E o artº 16 da Lei Orgânica do Regime do Referendo, até é prometedor.
“O referendo pode resultar de iniciativa dirigida à Assembleia da República por cidadãos eleitores portugueses, em número não inferior a 75 000, regularmente recenseados no território nacional,… “

Recolhe-se a assinatura e número do cartão de cidadão de setenta e cinco mil portugueses, e já está. Estará? É aqui que surge o primeiro grande obstáculo: não é fácil arranjar-se tanta assinatura. Então para um grupo de cidadãos independentes, é tarefa hercúlea, senão impossível. Só a uma organização, com um bom nível de influência social e capacidade mobilizadora e económica, tal será acessível. Logo o primeiro obstáculo, imposto pelo sistema será este, com toda a sua perversidade.
O segundo obstáculo, que não há perna suficientemente grande que consiga ultrapassar, é a chamada tramitação, processo administrativo e politico, imposto pela Assembleia da Republica, que com as suas engrenagens, não tramita, mas trama qualquer proposta legislativa que se atreva a entrar pelo Palácio de S. Bento dentro.
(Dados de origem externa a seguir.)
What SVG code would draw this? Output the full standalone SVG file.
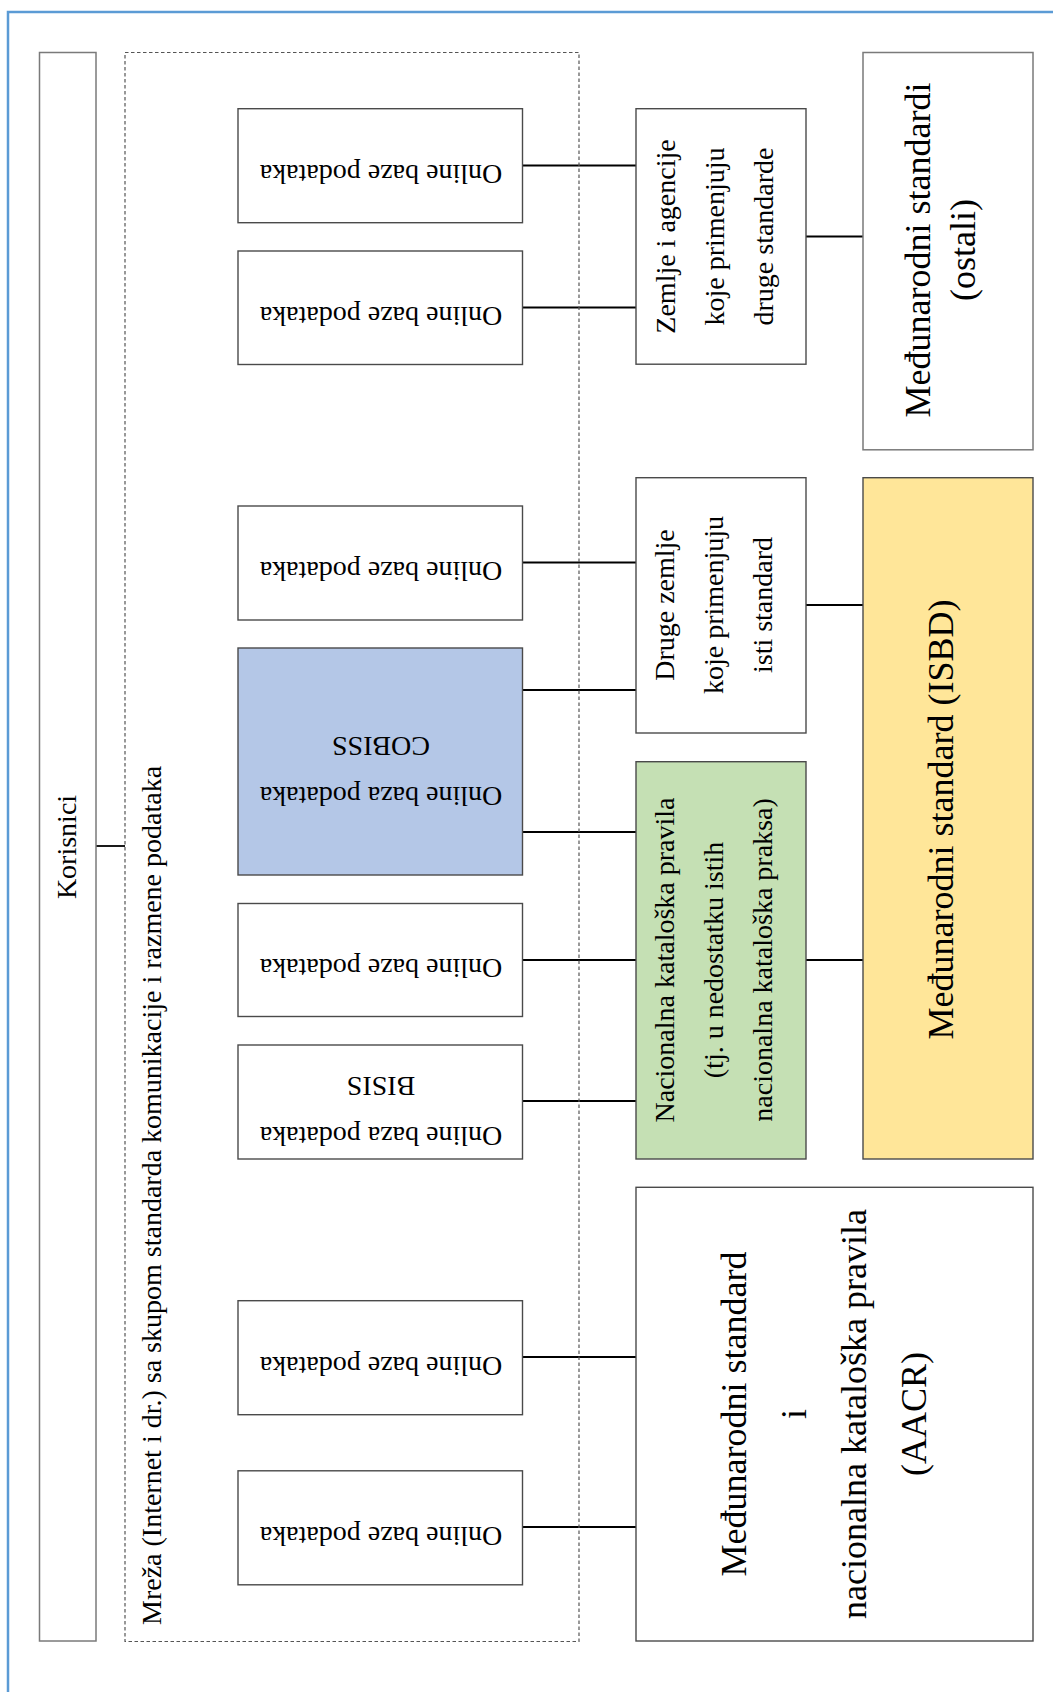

O Presidente do hemiciclo, entrega o processo a uma comissão parlamentar, para que se pronuncie; com o parecer recebido o Presidente, admite ou rejeita a proposta referendária; se admitida, volta á comissão, que ausculta os mandatários cidadãos acerca da proposta sobre aspectos técnicos e políticos da mesma; então a comissão elabora o projecto de resolução, e envia para o Presidente da AR para agendamento; só então, numa das dez Assembleias plenárias seguintes, a proposta vai à apreciação e votação, feitas pelos deputados.
Neste processo interno, a rejeição espreita continuamente a proposta; o próprio sistema é contrário, a iniciativas cidadãs; procura desde logo senão rejeitá-las, pelo menos adaptá-las às exigências políticas dominantes; e depois começa o jogo do empurra, das politicas de interesses, a quem só interessa o que determinantemente lhes serve. E uma iniciativa cidadã, não lhes interessa de modo algum; por motivos como a própria origem externa ao sistema montado, ou o simples facto de não ter origem nas fileiras do sector do partido do poder.
Queriam, não basta aturar a oposição das minorias parlamentares, quanto mais iniciativas populares, sejam elas quais forem. Logo apreciação….votação….não aprovação….arquivo. Para que sirva de exemplo, a outros atrevidos.
Mas imagine-se, que um raio de sol especial, iluminou a cabeça de suas excelências, os nossos representantes, limpando-lhes do cérebro, todos os preconceitos por preconceituar, e todas as objecções por objectar, e votaram favoravelmente a resolução. Tal nunca visto.
A “batata quente”, passa então para sua excelência o Presidente da Republica, que envia a proposta já aprovada no hemiciclo, para o Tribunal Constitucional examinar à lupa; estará o texto, como corpo jurídico, em contradição com a Constituição da Republica? E não é preciso muito, para entrar em contradição com a dita. Logo, colocar-se-á a questão da inconstitucionalidade ser ou não sanável. Se o for, voltará ao plenário dos nossos deputados, esperando que o raio de sol especial, esteja lá naquele dia; senão todas as esperanças caem perta da meta. E paciência.
Imagine-se, se por um bambúrrio de sorte, género Euro-Milhões, a tal proposta legislativa consegue ultrapassar todas as paredes; mesmo que profundamente alterada no seu conteúdo, e mesmo na sua essência, por todas as comissões, discussões, regulamentos e constituições; irá a votação nacional, a sobrevivente. Optimo, esse era o grande objectivo.
Últimos e grandes obstáculos. Convencer os eleitores de duas coisas. Uma, que se a proposta for justa e sirva o país, deve ser votada favoravelmente; Outra muito mais difícil de conseguir, que os eleitores compareçam em mais de 50% às urnas; o cansaço das pessoas, em relação ao sistema político em que vegetamos, tende para que as pessoas se sintam desmotivadas para participar civicamente.
É que mesmo votado favoravelmente, o assunto em referendo, caso a participação referendária seja inferior a 50%, a decisão positiva não é vinculativa. E não sendo tal, porque é que há-de ser adoptada como lei do país? Cinicamente, conclui o sistema.
E o escandaloso, é que se considera vencedor, representativo e idóneo um governo, que sai de eleições legislativas, em que o partido vencedor não teve mais de 10% de votantes do universo dos eleitores. E no entanto não é vinculativo, o resultado positivo de um referendo, em que votaram 49% dos cidadãos. Brade-se, perante a ignomínia.
Caro leitor, não te apetece derrubar de algum modo estas paredes?